Он протер очки, чтобы лучше видеть предстоявшее зрелище.
С последней мольбой взглянул Леонардо на герцога. Тот, улыбаясь, хмурился. Графиня Чечилия грозила пальчиком.
— Пожалуй, рассердятся, — подумал художник. — Скоро надо просить о выдаче бронзы для Коня… Э, все равно, куда ни шло — расскажу им первое, что в голову взбредет, — только бы отвязаться!
С отчаянною решимостью он взошел на кафедру и оглянул ученое собрание.
— Я должен предупредить ваши милости, — начал он, заикаясь и краснея, как школьник. — Для меня неожиданно… Только по настоянию герцога… То есть, я хочу сказать… мне кажется… ну, словом — я буду говорить о раковинах.
Он стал рассказывать об окаменелых морских животных, отпечатках водорослей и кораллов, находимых в пещерах и горах, вдали от моря, — свидетелях того, как с незапамятной древности лицо земли изменялось — там, где ныне суша и горы, было дно океана. Вода, двигатель природы — ее возница, — создает и разрушает горы. Приближаясь к средине морей, берега растут, и внутренние, средиземные моря постепенно обнажают дно, оставляя лишь русло единой реки, впадающей в океан. Так По, высушив Ломбардию, впоследствии сделает то же со всей Адриатикой. Нил, превратив Средиземное море в песчаные холмы и равнины, подобные Египту и Ливии, будет впадать в океан за Гибралтаром.
— Я уверен, — заключил Леонардо, — что исследование окаменелых животных и растений, которым доныне ученые пренебрегали, даст начало новой науке о земле, об ее прошлом и будущем.
Мысли его были так ясны, точны, полны, несмотря на видимую скромность, непоколебимой верою в знание, так не похожи на туманные пифагорейские бредни Паччоли, на мертвую схоластику ученых докторов, что, когда он умолк, на лицах выразилось недоумение: как быть? что делать? хвалить или смеяться? новая ли это наука, или самонадеянный лепет невежды?
— Мы очень бы желали, мой Леонардо, — сказал герцог со снисходительной улыбкой, как взрослые говорят с детьми, — мы очень бы желали, чтобы пророчество твое исполнилось, чтобы Адриатическое море высохло, и венецианцы, наши враги, остались на лагунах своих, как раки на мели!

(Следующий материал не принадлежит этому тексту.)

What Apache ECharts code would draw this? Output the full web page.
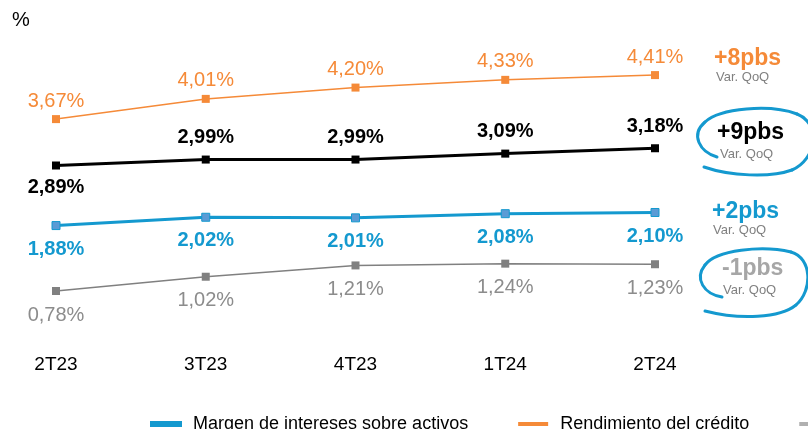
<!DOCTYPE html>
<html>
<head>
<meta charset="utf-8">
<script src="https://cdn.jsdelivr.net/npm/echarts@6/dist/echarts.min.js"></script>
<style>
  html, body { margin: 0; padding: 0; background: #fff; }
  #chart { width: 808px; height: 429px; }
</style>
</head>
<body>
<div id="chart"></div>
<script>
// trimestres
var quarters = ['2T23', '3T23', '4T23', '1T24', '2T24'];

// valores en %
var rendimiento = [3.67, 4.01, 4.20, 4.33, 4.41];
var margenClientes = [2.89, 2.99, 2.99, 3.09, 3.18];
var margenActivos = [1.88, 2.02, 2.01, 2.08, 2.10];
var costeDepositos = [0.78, 1.02, 1.21, 1.24, 1.23];

// variaciones trimestrales
var varQoQ = ['+8pbs', '+9pbs', '+2pbs', '-1pbs'];

var FONT = 'Liberation Sans, Arial, sans-serif';
var ORANGE = '#f58a38';
var BLUE = '#1499cf';
var GRAY = '#808080';

function fmt(v) {
  return v.toFixed(2).replace('.', ',') + '%';
}

function labelCfg(color, bold, pos, dist) {
  return {
    show: true,
    position: pos,
    distance: dist,
    fontFamily: FONT,
    fontSize: 20,
    fontWeight: bold ? 'bold' : 'normal',
    color: color,
    formatter: function (p) { return fmt(p.value); }
  };
}

var blackData = margenClientes.map(function (v, i) {
  if (i === 0) return { value: v, label: { position: 'bottom' } };
  return v;
});

// trazos a mano alzada: [x1,y1, cp1x,cp1y, cp2x,cp2y, x2,y2]
var loop1 = [
  [717, 157, 700, 152, 690, 135, 705, 122],
  [705, 122, 720, 108, 770, 104, 797, 114],
  [797, 114, 822, 124, 816, 160, 792, 170],
  [792, 170, 770, 178, 730, 176, 704, 167]
];
var loop2 = [
  [722, 297, 704, 294, 694, 279, 705, 265],
  [705, 265, 716, 250, 762, 245, 791, 252],
  [791, 252, 812, 258, 813, 290, 796, 305],
  [796, 305, 780, 318, 740, 320, 705, 311]
];

function curves(segs) {
  return segs.map(function (s) {
    return {
      type: 'bezierCurve',
      shape: { x1: s[0], y1: s[1], cpx1: s[2], cpy1: s[3], cpx2: s[4], cpy2: s[5], x2: s[6], y2: s[7] },
      style: { fill: null, stroke: BLUE, lineWidth: 3, lineCap: 'round' }
    };
  });
}

var dom = document.getElementById('chart');
var myChart = echarts.init(dom);

var option = {
  animation: false,
  grid: { left: 56, right: 153, top: 40, bottom: 91.6 },
  xAxis: {
    type: 'category',
    boundaryGap: false,
    data: quarters,
    axisLine: { show: false },
    axisTick: { show: false },
    axisLabel: { margin: 18, fontFamily: FONT, fontSize: 19, color: '#000' }
  },
  yAxis: {
    type: 'value',
    min: 0,
    max: 5,
    show: false,
    splitLine: { show: false }
  },
  legend: {
    left: 145,
    top: 410,
    width: 1200,
    icon: 'rect',
    itemWidth: 30,
    itemHeight: 4,
    itemGap: 50,
    textStyle: { fontFamily: FONT, fontSize: 18, color: '#000', padding: [0, 0, 0, 7] },
    data: [
      { name: 'Margen de intereses sobre activos', itemStyle: { color: BLUE } },
      { name: 'Rendimiento del crédito', itemStyle: { color: ORANGE } },
      { name: 'Coste de los depósitos', itemStyle: { color: '#b0b0b0' } }
    ]
  },
  series: [
    {
      name: 'Rendimiento del crédito',
      type: 'line',
      data: rendimiento,
      symbol: 'rect',
      symbolSize: 8,
      lineStyle: { color: ORANGE, width: 1.5 },
      itemStyle: { color: ORANGE },
      label: labelCfg(ORANGE, false, 'top', 4)
    },
    {
      name: 'Margen de clientes',
      type: 'line',
      data: blackData,
      symbol: 'rect',
      symbolSize: 8,
      lineStyle: { color: '#000', width: 3 },
      itemStyle: { color: '#000' },
      label: labelCfg('#000', true, 'top', 8)
    },
    {
      name: 'Margen de intereses sobre activos',
      type: 'line',
      data: margenActivos,
      symbol: 'rect',
      symbolSize: 8,
      lineStyle: { color: BLUE, width: 3 },
      itemStyle: { color: '#5b9bd5', borderColor: BLUE, borderWidth: 1 },
      label: labelCfg(BLUE, true, 'bottom', 9)
    },
    {
      name: 'Coste de los depósitos',
      type: 'line',
      data: costeDepositos,
      symbol: 'rect',
      symbolSize: 8,
      lineStyle: { color: GRAY, width: 1.5 },
      itemStyle: { color: GRAY },
      label: labelCfg('#8c8c8c', false, 'bottom', 10)
    }
  ],
  graphic: [
    { type: 'text', x: 12, y: 10, style: { text: '%', font: '20px ' + FONT, fill: '#000' } },

    { type: 'text', x: 714, y: 47, style: { text: varQoQ[0], font: 'bold 23px ' + FONT, fill: ORANGE } },
    { type: 'text', x: 716, y: 71, style: { text: 'Var. QoQ', font: '13px ' + FONT, fill: '#808080' } },

    { type: 'text', x: 717, y: 121, style: { text: varQoQ[1], font: 'bold 23px ' + FONT, fill: '#000' } },
    { type: 'text', x: 720, y: 148, style: { text: 'Var. QoQ', font: '13px ' + FONT, fill: '#808080' } },

    { type: 'text', x: 712, y: 200, style: { text: varQoQ[2], font: 'bold 23px ' + FONT, fill: BLUE } },
    { type: 'text', x: 713, y: 224, style: { text: 'Var. QoQ', font: '13px ' + FONT, fill: '#808080' } },

    { type: 'text', x: 722, y: 257, style: { text: varQoQ[3], font: 'bold 23px ' + FONT, fill: '#a6a6a6' } },
    { type: 'text', x: 723, y: 284, style: { text: 'Var. QoQ', font: '13px ' + FONT, fill: '#808080' } }
  ].concat(curves(loop1), curves(loop2))
};

myChart.setOption(option);
</script>
</body>
</html>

Все почтительно и вместе с тем преувеличенно засмеялись. Направление было дано — и придворные флюгера повернулись по ветру. Ректор Павийского университета, Габриеле Пировано, серебристо-седой, благообразный старик, с величественным и ничтожным лицом, произнес, отражая в учтиво-осторожной, плоской улыбке своей снисходительную шутливость герцога:
— Сообщенные вами сведения очень любопытны, мессер Леонардо. Но я позволю себе заметить: не проще ли объяснить происхождение этих маленьких ракушек — случайной, забавной, можно сказать, очаровательной, но совершенно невинной игры природы, на коей вы желаете основать целую науку, — не проще ли, говорю я, объяснить их происхождение, как и раньше это делали, — всемирным потопом?